In one of the team's early memos, a 10-page document dated March 2, the Americans summed up the situation: "Voters don't approve of the job Yeltsin is doing, don't think things will ever get any better and prefer the Communists' approach. There exists only one very simple strategy for winning: first, becoming the only alternative to the Communists; and second, making the people see that the Communists must be stopped at all costs."

In hindsight, the need for an anticommunist emphasis by the Yeltsin campaign--the need to "go negative"--seems self-evident. But when the Americans first harped on anticommunism as the "only" route to victory, many in the campaign resisted. And despite their status and patronage, the Americans had to fight long and hard before that core strategy was accepted. As Dyachenko told the team after reading the memo, "We have many factions and each has its own view, but most everyone agrees that with communism coming back all over Eastern Europe and with Stalin's reputation rising here, a campaign based on anticommunism is wrong for us."

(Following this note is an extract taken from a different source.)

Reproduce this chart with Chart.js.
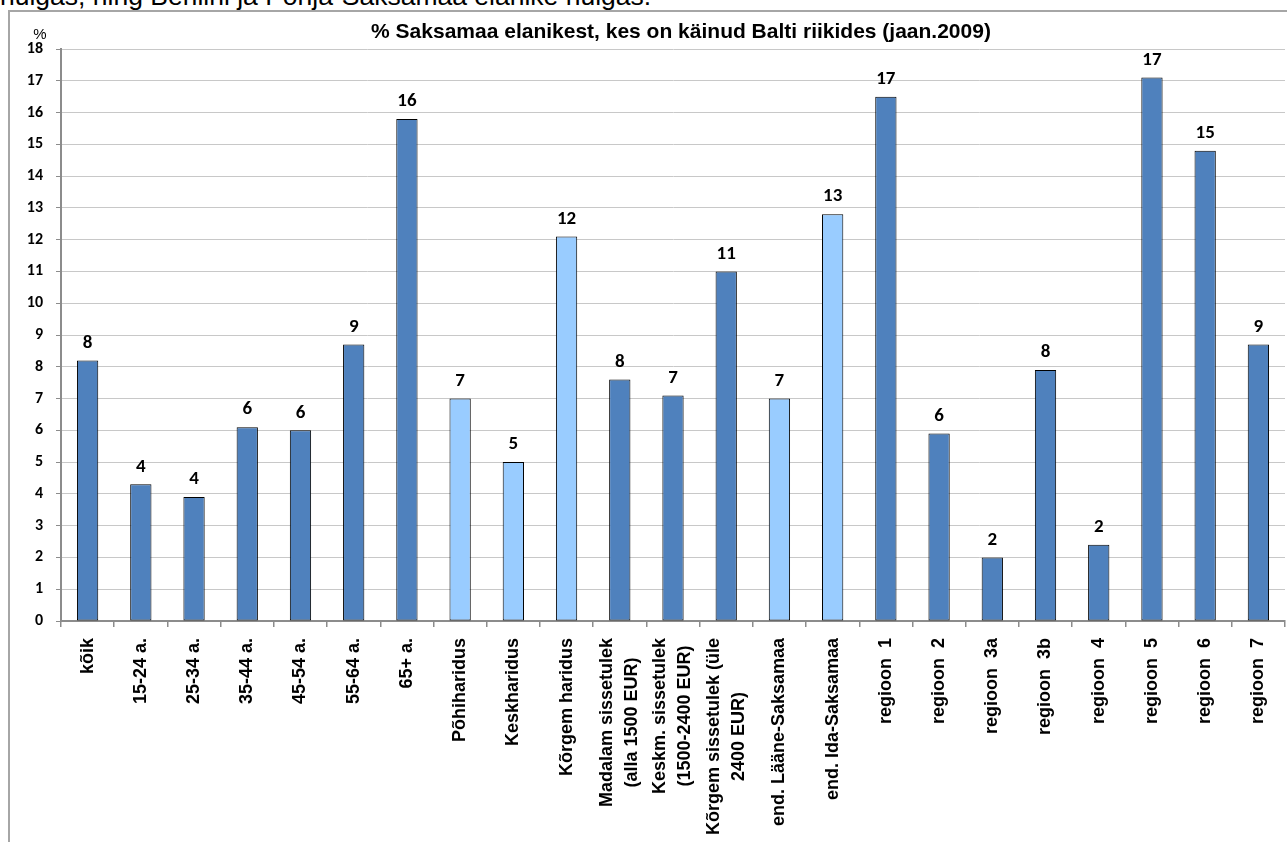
<!DOCTYPE html>
<html><head><meta charset="utf-8">
<script src="https://cdn.jsdelivr.net/npm/chart.js@4.4.1/dist/chart.umd.min.js"></script>
<style>
html,body{margin:0;padding:0;overflow:hidden;background:#fff;width:1287px;height:842px;}
#intro{position:absolute;left:0;top:-19px;font:26.5px "Liberation Sans",Arial,sans-serif;white-space:nowrap;line-height:30px;color:#000;}
#frame{position:absolute;left:8px;top:10px;width:1342px;height:840px;border-left:2px solid #a6a6a6;border-top:2px solid #a6a6a6;background:#fff;}
canvas{display:block}
</style></head>
<body>
<div id="intro">hulgas, ning Berliini ja Põhja-Saksamaa elanike hulgas.</div>
<div id="frame"><canvas id="c" width="1342" height="840"></canvas></div>
<script>
const chartTitle = '% Saksamaa elanikest, kes on käinud Balti riikides (jaan.2009)';
const yUnit = '%';
const categories = ['kõik','15-24 a.','25-34 a.','35-44 a.','45-54 a.','55-64 a.','65+ a.',
  'Põhiharidus','Keskharidus','Kõrgem haridus',
  ['Madalam sissetulek','(alla 1500 EUR)'],['Keskm. sissetulek','(1500-2400 EUR)'],['Kõrgem sissetulek (üle','2400 EUR)'],
  'end. Lääne-Saksamaa','end. Ida-Saksamaa',
  'regioon  1','regioon  2','regioon  3a','regioon  3b','regioon  4','regioon  5','regioon  6','regioon  7'];
const values = [8.2,4.3,3.9,6.1,6.0,8.7,15.8,7.0,5.0,12.1,7.6,7.1,11.0,7.0,12.8,16.5,5.9,2.0,7.9,2.4,17.1,14.8,8.7];
const valueLabels = [8,4,4,6,6,9,16,7,5,12,8,7,11,7,13,17,6,2,8,2,17,15,9];
const groups = ['total','age','age','age','age','age','age','edu','edu','edu','income','income','income',
  'area','area','region','region','region','region','region','region','region','region'];
const yMin = 0, yMax = 18, yStep = 1;

const DARK = '#4F81BD', LIGHT = '#99CCFF';
const lightGroups = ['edu','area'];
const barColors = groups.map(g => lightGroups.includes(g) ? LIGHT : DARK);

const AXIS = '#8c8c8c', GRID = '#c8c8c8';
const numFont = 'Carlito, Lato, "Open Sans", sans-serif';
const arialFont = '"Liberation Sans", Arial, sans-serif';

const extras = {
  id: 'extras',
  afterDatasetsDraw(chart) {
    const ctx = chart.ctx;
    const meta = chart.getDatasetMeta(0);
    ctx.save();
    ctx.fillStyle = '#000';
    ctx.font = 'bold 19px ' + numFont;
    ctx.textAlign = 'center';
    ctx.textBaseline = 'middle';
    meta.data.forEach((bar, i) => {
      ctx.fillText(String(valueLabels[i]), bar.x, bar.y - 17.5);
    });
    ctx.restore();
  },
  afterDraw(chart) {
    const ctx = chart.ctx, area = chart.chartArea, xs = chart.scales.x;
    ctx.save();
    ctx.fillStyle = '#000';
    ctx.font = 'bold 21px ' + arialFont;
    ctx.textAlign = 'center';
    ctx.textBaseline = 'alphabetic';
    ctx.fillText(chartTitle, chart.width / 2, 26);
    ctx.font = '15px ' + arialFont;
    ctx.textBaseline = 'middle';
    ctx.fillText(yUnit, area.left - 21, area.top - 14);
    ctx.font = 'bold 18px ' + arialFont;
    ctx.textAlign = 'center';
    ctx.textBaseline = 'middle';
    const lh = 25;
    categories.forEach((lab, i) => {
      const lines = Array.isArray(lab) ? lab : [lab];
      const w = Math.max(...lines.map(l => ctx.measureText(l).width));
      const x = xs.getPixelForTick(i);
      ctx.save();
      ctx.translate(x, area.bottom + 17);
      ctx.rotate(-Math.PI / 2);
      lines.forEach((l, j) => ctx.fillText(l, -w / 2, (j - (lines.length - 1) / 2) * lh));
      ctx.restore();
    });
    ctx.restore();
  }
};

new Chart(document.getElementById('c'), {
  type: 'bar',
  data: {
    labels: categories,
    datasets: [{
      data: values,
      backgroundColor: barColors,
      borderColor: '#000',
      borderWidth: 1,
      borderSkipped: false,
      barPercentage: 0.4,
      categoryPercentage: 1.0
    }]
  },
  options: {
    responsive: false,
    animation: false,
    events: [],
    layout: { padding: { top: 37, right: 67, bottom: 0, left: 0 } },
    plugins: { legend: { display: false }, title: { display: false }, tooltip: { enabled: false } },
    scales: {
      x: {
        afterFit(scale) { scale.height = 231; },
        grid: { display: true, drawOnChartArea: false, drawTicks: true, tickLength: 6, offset: true, color: AXIS, lineWidth: 1.5 },
        border: { display: true, color: AXIS, width: 2 },
        ticks: { display: false }
      },
      y: {
        min: yMin, max: yMax,
        afterFit(scale) { scale.width = 51; },
        grid: { color: GRID, lineWidth: 1, tickLength: 5, tickColor: AXIS, drawTicks: true },
        border: { display: true, color: AXIS, width: 2 },
        ticks: { stepSize: yStep, padding: 13, color: '#000', font: { family: numFont, size: 16, weight: 'bold' } }
      }
    }
  },
  plugins: [extras]
});
</script>
</body></html>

The argument over the campaign's central message raged all through March. Matters finally came to a head in early April as Yeltsin prepared to give a speech unveiling his campaign program. That address was expected to signal the campaign's substance and tone, and it became a major battleground for control of the campaign. In a nine-point memo dated April 2 that covered content, theme and staging, the team wrote that the "overall goal of the kickoff speech [should be] to demonstrate to the average Russian that Yeltsin understands the suffering the country has been going through...The President will be talking to people in their homes through their TV sets. These average people are the true audience. The people in the hall are props. If this event is successful, it will show that Yeltsin the politician is guided by personal concerns that are in tune with those of most other Russians."

The Americans wanted a diverse audience, "not just middle-aged guys in suits," as the memo put it. They wanted women and students and popular officials like the mayor of Moscow to stand by the President's side. "Too many Russians believe Yeltsin is an isolated man who can't be trusted, a man surrounded by a handful of advisers who have their own agenda," the Americans explained. They also wanted a brief speech that television viewers might actually sit through. "No more than 15 minutes," they advised. And they wanted Yeltsin to enter the hall through a large and boisterous crowd that would mob him.